Je pensais toujours à mon grand-père les veilles de rentrée. Allongé sur mon lit, je lui parlais dans l’obscurité. Et lui, jamais ne me répondait.
Mon grand-père est décédé en 63 je crois. Je ne l’ai jamais bien su car je ne l’ai jamais connu. Il était avocat mais également journaliste. A ses funérailles, les gens faisaient la queue dans la Calle Pelayo de Barcelone afin d’exprimer leurs condoléances à sa veuve, sa sœur et sa fille ; ma mère.
Ma mère m’a toujours parlé de son père en des termes partagés. Oui c’était un homme du monde, oui tout le monde l’aimait, mais c’était un obsédé sexuel qui trompait sa femme avec tout le monde. « Tu lui ressembles beaucoup », m’a souvent dit ma grand-mère.
Il est vrai que nos profils sont semblables sur le mur du salon, même front dégarni aux entrées, même nez d’aigle qui attire l’attention. « Ton grand-père avait beaucoup d’élégance. Et l’élégance tu nais avec ou jamais tu ne l’as. »
Alors je regarde le grand portrait de mon grand-père dans les escaliers de notre maison d’Hendaye et je commence à comprendre. C’est vrai que cet homme n’est pas le plus beau avec sa bouche un peu coincée, mais qu’est-ce qu’il en jette dans les escaliers. Son regard vous défie avec douceur, il vous invite, est bienveillant, et vous rassure car lui-même est rassuré. Ce regard je l’ai, ce regard je peux l’avoir. Il faut que je l’ai quand je rencontrerai ce garçon ce soir.
« Mais tu es beau ! »
C’est toujours très intrigant quand on me le dit, peut-être plus venant de filles. J’ai toujours du mal à le croire, le manque de confiance le coupable, il faudrait penser à Grand-Père ; et à son regard.

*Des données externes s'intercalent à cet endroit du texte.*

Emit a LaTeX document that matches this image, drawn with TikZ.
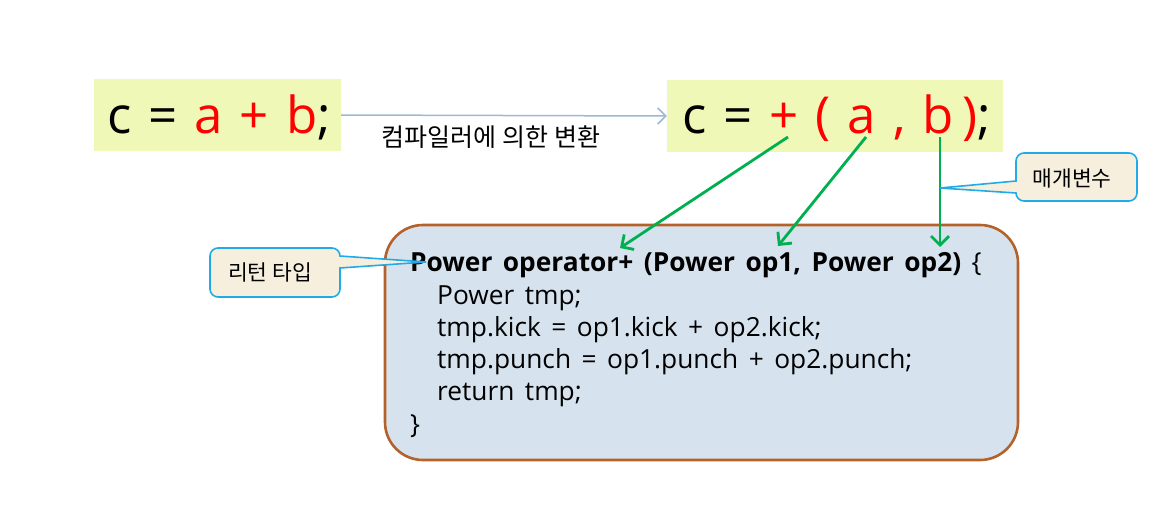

Alors les veilles de rentrée je parle à Grand-Père. On revient sur l’année, compare nos fossettes, pleure un peu, vomit les boutons de chemises et on prie ensemble pour la famille. C’est la seule façon que j’ai trouvée pour le connaître, au-delà de la mort, pour lui dire que je vais bien, très bien même, encore et encore.